WHAT IS ASKED: The lines from the top of the material through the line with "ax.bar(x, values, width=0.4, color='#4F81BD', zorder=3)" are to be set down exactly. Leave the pictures out.

• • • • • • •

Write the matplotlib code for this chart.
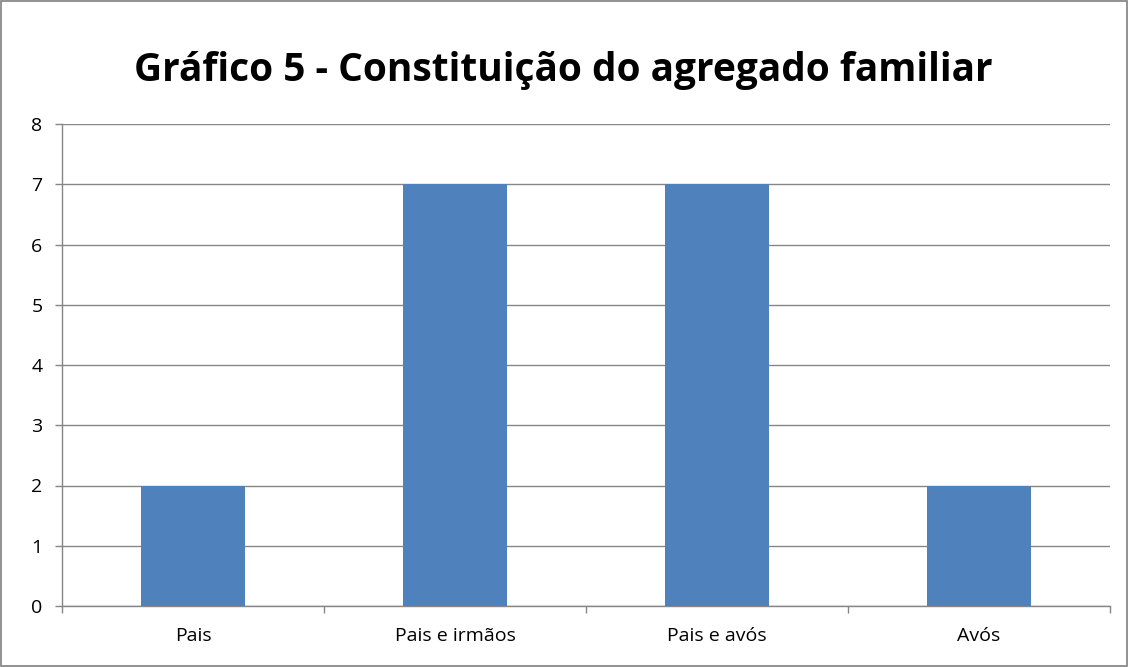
import numpy as np
import matplotlib.pyplot as plt
from matplotlib.patches import Rectangle

# Data
categories = ['Pais', 'Pais e irmãos', 'Pais e avós', 'Avós']
values = [2, 7, 7, 2]
y_ticks = list(range(0, 9))

plt.rcParams['font.family'] = ['Open Sans', 'DejaVu Sans']

fig = plt.figure(figsize=(11.29, 6.67), dpi=100)
ax = fig.add_axes([62 / 1129, 1 - 606 / 667, (1110 - 62) / 1129, (606 - 124) / 667])

x = np.arange(len(categories))
ax.bar(x, values, width=0.4, color='#4F81BD', zorder=3)

ax.set_xlim(-0.5, len(categories) - 0.5)
ax.set_ylim(0, 8)
ax.set_yticks(y_ticks)
ax.yaxis.grid(True, color='#868686', linewidth=1.0, zorder=0)
ax.set_xticks(x)
ax.set_xticklabels(categories)
ax.set_xticks(np.arange(-0.5, len(categories)), minor=True)
ax.tick_params(axis='x', which='major', length=0, labelsize=14, pad=15)
ax.tick_params(axis='x', which='minor', length=5, color='#868686', width=1)
ax.tick_params(axis='y', length=5, color='#868686', width=1, labelsize=14, pad=9)

for side in ['top', 'right']:
    ax.spines[side].set_visible(False)
for side in ['left', 'bottom']:
    ax.spines[side].set_color('#868686')
    ax.spines[side].set_linewidth(1)

fig.text(563 / 1129, 1 - 70 / 667, 'Gráfico 5 - Constituição do agregado familiar',
         ha='center', va='center', fontsize=28, fontweight='bold')

# outer border
fig.patches.append(Rectangle((0.001, 0.001), 0.997, 0.997, transform=fig.transFigure,
                             fill=False, edgecolor='#7f7f7f', linewidth=1.2))

fig.savefig('out.png', dpi=100)
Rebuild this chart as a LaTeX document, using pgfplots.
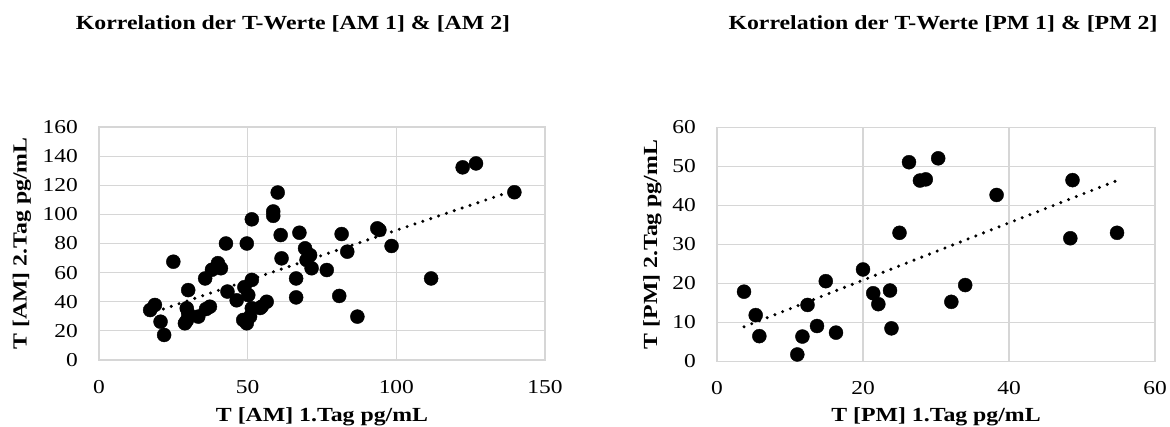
\documentclass[border=0pt]{standalone}
\usepackage{fontspec}
\setmainfont{Liberation Serif}[FakeStretch=1.19]
\usepackage{pgfplots}
\pgfplotsset{compat=1.18}

\definecolor{gridgray}{RGB}{214,214,214}

\pgfplotsset{
  excelscatter/.style={
    scale only axis,
    anchor=south west,
    axis line style={gridgray, line width=1.2pt},
    grid=major,
    grid style={gridgray, line width=1.2pt},
    major tick length=0pt,
    tick style={draw=none},
    /pgf/number format/assume math mode=true,
    ticklabel style={font=\fontsize{19.7}{24}\selectfont, inner sep=0pt},
    xticklabel style={anchor=north, yshift=-20pt},
    yticklabel style={anchor=east, xshift=-21pt},
    label style={font=\fontsize{20}{24}\selectfont\bfseries},
    clip=false,
  },
  dots/.style={only marks, mark=*, mark size=7pt, black, mark options={fill=black, draw=black}},
  trend/.style={black, line width=3.4pt, line cap=round, dash pattern=on 0pt off 8.3pt, no marks},
}

% T-Werte AM: 1. Tag / 2. Tag
\pgfplotstableread{
x y
17.2 34.3
18.8 37.8
20.7 26.3
21.9 17.2
25.0 67.5
28.9 25.2
29.5 35.5
30.0 32.0
30.0 48.0
29.5 27.0
33.4 29.8
35.7 56.0
37.3 36.6
36.0 35.0
38.0 62.0
40.0 66.5
41.0 63.0
42.7 80.0
43.2 47.0
46.3 41.0
48.5 27.5
48.9 50.0
49.7 80.0
49.7 25.2
50.2 44.6
50.8 29.8
51.4 35.5
51.4 55.0
51.4 96.6
54.2 35.7
54.7 36.6
56.4 40.0
58.6 102.0
58.6 99.0
60.1 115.0
61.1 85.8
61.4 69.8
66.3 56.0
66.3 43.0
67.4 87.4
69.3 76.7
69.8 68.7
71.0 72.0
71.5 63.0
76.6 61.8
80.8 44.0
81.6 86.5
83.5 74.4
86.9 29.8
93.6 90.4
94.3 89.3
98.4 78.3
111.7 56.0
122.3 132.3
126.8 135.0
139.7 115.2
}\amdata

% T-Werte PM: 1. Tag / 2. Tag
\pgfplotstableread{
x y
3.7 17.9
5.3 11.9
5.8 6.5
11.0 1.8
11.7 6.4
12.4 14.5
13.7 9.1
14.9 20.6
16.3 7.4
20.0 23.6
21.4 17.5
22.1 14.7
23.7 18.2
23.9 8.5
25.0 33.0
26.3 51.1
27.8 46.4
28.6 46.7
30.3 52.1
32.1 15.3
34.0 19.6
38.3 42.7
48.4 31.6
48.7 46.5
54.8 33.0
}\pmdata

\begin{document}
\begin{tikzpicture}[x=1pt, y=1pt]
\path[use as bounding box] (0,0) rectangle (1170,426);

\node[anchor=base, font=\fontsize{20}{24}\selectfont\bfseries] at (293,396) {Korrelation der T-Werte [AM 1] \& [AM 2]};
\node[anchor=base, font=\fontsize{20}{24}\selectfont\bfseries] at (943,396) {Korrelation der T-Werte [PM 1] \& [PM 2]};

\begin{axis}[
  excelscatter,
  at={(99pt,66pt)},
  width=446pt, height=233pt,
  xmin=0, xmax=150, ymin=0, ymax=160,
  xtick={0,50,100,150},
  ytick={0,20,...,160},
  xlabel={T [AM] 1.Tag pg/mL},
  ylabel={T [AM] 2.Tag pg/mL},
  xlabel style={at={(axis description cs:0.5,-0.265)}, anchor=base},
  ylabel style={at={(axis description cs:-0.162,0.5)}, anchor=base},
]
\addplot[dots] table[x=x, y=y] {\amdata};
\addplot[trend] coordinates {(19,33.2) (139.7,116.5)};
\end{axis}

\begin{axis}[
  excelscatter,
  at={(717pt,64.5pt)},
  width=438pt, height=234pt,
  xmin=0, xmax=60, ymin=0, ymax=60,
  xtick={0,20,40,60},
  ytick={0,10,...,60},
  xlabel={T [PM] 1.Tag pg/mL},
  ylabel={T [PM] 2.Tag pg/mL},
  xlabel style={at={(axis description cs:0.5,-0.256)}, anchor=base},
  ylabel style={at={(axis description cs:-0.137,0.5)}, anchor=base},
]
\addplot[dots] table[x=x, y=y] {\pmdata};
\addplot[trend] coordinates {(3.7,8.9) (54.8,46.4)};
\end{axis}
\end{tikzpicture}
\end{document}
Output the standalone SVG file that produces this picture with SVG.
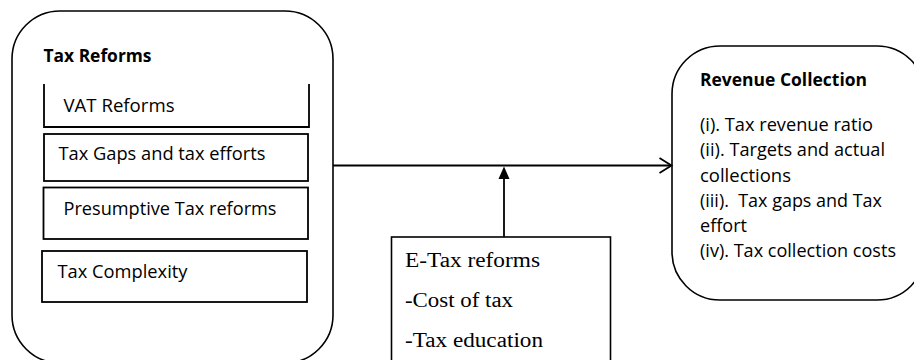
<svg xmlns="http://www.w3.org/2000/svg" width="914" height="360" viewBox="0 0 914 360">
<style>
.box{fill:#fff;stroke:#000;stroke-width:1.6}
.sub{fill:none;stroke:#000;stroke-width:1.8}
.t{font-family:"Open Sans","Liberation Sans",sans-serif;font-size:17.5px;fill:#000}
.b{font-weight:bold}
.s{font-family:"Liberation Serif","Times New Roman",serif;font-size:20px;fill:#000}
.c{fill:none;stroke:#000;stroke-width:1.8}
</style>
<rect width="914" height="360" fill="#fff"/>
<g id="tax-reforms">
<rect class="box" x="12" y="11" width="321" height="352" rx="48" ry="48"/>
<text class="t b" x="43.5" y="62" textLength="108" lengthAdjust="spacingAndGlyphs">Tax Reforms</text>
</g>
<g id="vat-reforms">
<polyline class="sub" points="44,84 44,127 309,127 309,84"/>
<text class="t" x="63.5" y="112" textLength="111" lengthAdjust="spacingAndGlyphs">VAT Reforms</text>
</g>
<g id="tax-gaps">
<rect class="sub" x="44" y="134" width="264" height="47"/>
<text class="t" x="58.5" y="160" textLength="207" lengthAdjust="spacingAndGlyphs">Tax Gaps and tax efforts</text>
</g>
<g id="presumptive">
<rect class="sub" x="43.5" y="187.5" width="264.5" height="51.5"/>
<text class="t" x="63.5" y="215" textLength="213" lengthAdjust="spacingAndGlyphs">Presumptive Tax reforms</text>
</g>
<g id="tax-complexity">
<rect class="sub" x="42" y="251" width="265" height="51"/>
<text class="t" x="57.5" y="278" textLength="130" lengthAdjust="spacingAndGlyphs">Tax Complexity</text>
</g>
<g id="revenue-collection">
<rect class="box" x="672" y="46" width="253" height="254" rx="48" ry="48"/>
<text class="t b" x="700" y="86" textLength="167" lengthAdjust="spacingAndGlyphs">Revenue Collection</text>
<text class="t" x="700" y="131" textLength="173" lengthAdjust="spacingAndGlyphs">(i). Tax revenue ratio</text>
<text class="t" x="700" y="156" textLength="185" lengthAdjust="spacingAndGlyphs">(ii). Targets and actual</text>
<text class="t" x="700" y="182" textLength="91" lengthAdjust="spacingAndGlyphs">collections</text>
<text class="t" x="700" y="207" textLength="182" lengthAdjust="spacingAndGlyphs" xml:space="preserve">(iii).  Tax gaps and Tax</text>
<text class="t" x="700" y="232" textLength="47" lengthAdjust="spacingAndGlyphs">effort</text>
<text class="t" x="700" y="257" textLength="196" lengthAdjust="spacingAndGlyphs">(iv). Tax collection costs</text>
</g>
<g id="e-tax">
<rect class="box" x="391.5" y="237" width="219" height="130"/>
<text class="s" x="405" y="267" textLength="135" lengthAdjust="spacingAndGlyphs">E-Tax reforms</text>
<text class="s" x="405" y="307" textLength="108" lengthAdjust="spacingAndGlyphs">-Cost of tax</text>
<text class="s" x="405" y="347" textLength="138" lengthAdjust="spacingAndGlyphs">-Tax education</text>
</g>
<g id="connectors">
<line class="c" x1="333" y1="165.5" x2="671" y2="165.5"/>
<polyline class="c" points="659.5,158 671.5,165.5 659.5,173"/>
<line class="c" x1="504" y1="237" x2="504" y2="177"/>
<polygon points="504,166.5 498.5,179 509.5,179" fill="#000"/>
</g>
</svg>
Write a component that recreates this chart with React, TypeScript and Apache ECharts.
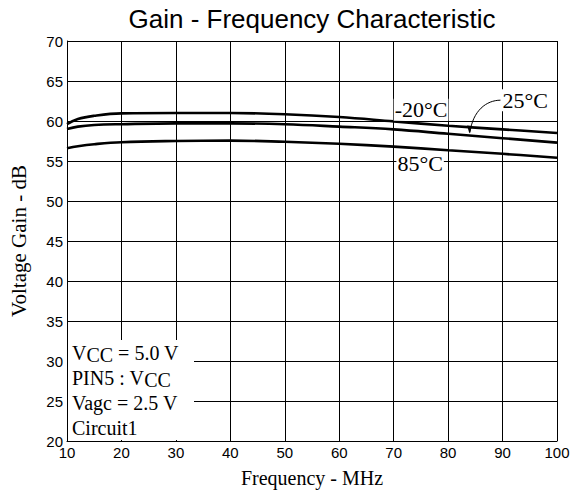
import React, { useEffect, useRef } from "react";
import * as echarts from "echarts";

const freq = [10, 12, 15, 20, 30, 40, 50, 60, 70, 80, 90, 100];
const gainM20 = [59.6, 60.25, 60.65, 60.95, 61.0, 61.0, 60.85, 60.5, 59.95, 59.4, 58.95, 58.5];
const gain25 = [59.0, 59.3, 59.5, 59.6, 59.7, 59.7, 59.6, 59.3, 58.95, 58.4, 57.85, 57.3];
const gain85 = [56.6, 56.85, 57.1, 57.35, 57.5, 57.55, 57.4, 57.15, 56.8, 56.35, 55.9, 55.4];
const seriesNames = ["-20°C", "25°C", "85°C"];
const conditionLines = ["{n|V}{s|CC}{n| = 5.0 V}", "{n|PIN5 : V}{s|CC}", "{n|Vagc = 2.5 V}", "{n|Circuit1}"];
const titleText = "Gain - Frequency Characteristic";

const SERIF = "'Liberation Serif', 'Times New Roman', serif";
const SANS = "'Liberation Sans', Arial, sans-serif";

export default function App() {
  const ref = useRef<HTMLDivElement>(null);
  useEffect(() => {
    if (!ref.current) return;
    const chart = echarts.init(ref.current, undefined, { renderer: "svg" });
    const mk = (name: string, vals: number[]) => ({
      name,
      type: "line",
      data: freq.map((f, i) => [f, vals[i]]),
      smooth: 0.4,
      showSymbol: false,
      lineStyle: { color: "#000", width: 2.6 },
      z: 3,
    });
    chart.setOption({
      animation: false,
      grid: { left: 67, right: 14, top: 41, bottom: 49, containLabel: false, outerBoundsMode: "none" },
      xAxis: {
        type: "value",
        min: 10,
        max: 100,
        interval: 10,
        name: "Frequency - MHz",
        nameLocation: "middle",
        nameGap: 27,
        nameTextStyle: { fontFamily: SERIF, fontSize: 20, color: "#000" },
        axisLine: { show: true, lineStyle: { color: "#000", width: 1 } },
        axisTick: { show: false },
        axisLabel: { fontFamily: SANS, fontSize: 15, color: "#000", margin: 4 },
        splitLine: { show: true, lineStyle: { color: "#000", width: 1 } },
      },
      yAxis: {
        type: "value",
        min: 20,
        max: 70,
        interval: 5,
        name: "Voltage Gain - dB",
        nameLocation: "middle",
        nameGap: 38,
        nameTextStyle: { fontFamily: SERIF, fontSize: 21, color: "#000" },
        axisLine: { show: true, lineStyle: { color: "#000", width: 1 } },
        axisTick: { show: false },
        axisLabel: { fontFamily: SANS, fontSize: 15, color: "#000", margin: 4 },
        splitLine: { show: true, lineStyle: { color: "#000", width: 1 } },
      },
      series: [mk(seriesNames[0], gainM20), mk(seriesNames[1], gain25), mk(seriesNames[2], gain85)],
    });

    const px = (f: number, v: number) => chart.convertToPixel({ gridIndex: 0 }, [f, v]) as number[];
    const p0 = px(10, 20);
    const pTop = px(100, 70);
    const pL1 = px(70, 61.4);
    const pL2 = px(89.8, 62.6);
    const pL3 = px(70.5, 54.75);
    const tip = px(84, 58.55);
    const tempStyle = {
      fontFamily: SERIF,
      fontSize: 22,
      fill: "#000",
      backgroundColor: "#fff",
      verticalAlign: "middle",
      padding: [0, 1, 0, 1],
    };
    const rich = {
      n: { fontFamily: SERIF, fontSize: 20, lineHeight: 25, verticalAlign: "middle", color: "#000" },
      s: { fontFamily: SERIF, fontSize: 20, lineHeight: 14, verticalAlign: "bottom", color: "#000" },
    };
    const sx = pL2[0] - 1;
    const sy = pL2[1];
    const ex = tip[0];
    const ey = tip[1];
    chart.setOption({
      graphic: [
        {
          type: "text",
          x: (p0[0] + pTop[0]) / 2,
          y: 19,
          style: {
            text: titleText,
            fontFamily: SANS,
            fontSize: 26,
            fill: "#000",
            textAlign: "center",
            verticalAlign: "middle",
          },
        },
        {
          type: "rect",
          shape: { x: p0[0] + 1, y: p0[1] - 101, width: 126, height: 100 },
          style: { fill: "#fff" },
          z: 10,
        },
        ...conditionLines.map((t, i) => ({
          type: "text",
          x: p0[0] + 5,
          y: p0[1] - 101 + i * 25,
          style: { text: t, rich, verticalAlign: "top" },
          z: 11,
        })),
        { type: "text", x: pL1[0], y: pL1[1], style: { ...tempStyle, text: "-20°C" }, z: 11 },
        { type: "text", x: pL2[0], y: pL2[1], style: { ...tempStyle, text: "25°C" }, z: 11 },
        { type: "text", x: pL3[0], y: pL3[1], style: { ...tempStyle, text: "85°C" }, z: 11 },
        {
          type: "bezierCurve",
          shape: {
            x1: sx,
            y1: sy,
            cpx1: sx - 14,
            cpy1: sy,
            cpx2: ex + 3,
            cpy2: ey - 22,
            x2: ex,
            y2: ey,
          },
          style: { stroke: "#000", lineWidth: 1, fill: null },
          z: 11,
        },
        {
          type: "polygon",
          shape: {
            points: [
              [ex - 0.5, ey + 1],
              [ex - 2.8, ey - 7],
              [ex + 2.2, ey - 6.5],
            ],
          },
          style: { fill: "#000" },
          z: 11,
        },
      ],
    });
    return () => chart.dispose();
  }, []);
  return (
    <div
      ref={ref}
      style={{ position: "fixed", left: 0, top: 0, width: 571, height: 490, background: "#fff" }}
    />
  );
}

• • • • • • •

ANSWER BELOW:
Write the matplotlib code for this chart.
import numpy as np
import matplotlib.pyplot as plt
from matplotlib.patches import Rectangle

# Data
categories = ['Pais', 'Pais e irmãos', 'Pais e avós', 'Avós']
values = [2, 7, 7, 2]
y_ticks = list(range(0, 9))

plt.rcParams['font.family'] = ['Open Sans', 'DejaVu Sans']

fig = plt.figure(figsize=(11.29, 6.67), dpi=100)
ax = fig.add_axes([62 / 1129, 1 - 606 / 667, (1110 - 62) / 1129, (606 - 124) / 667])

x = np.arange(len(categories))
ax.bar(x, values, width=0.4, color='#4F81BD', zorder=3)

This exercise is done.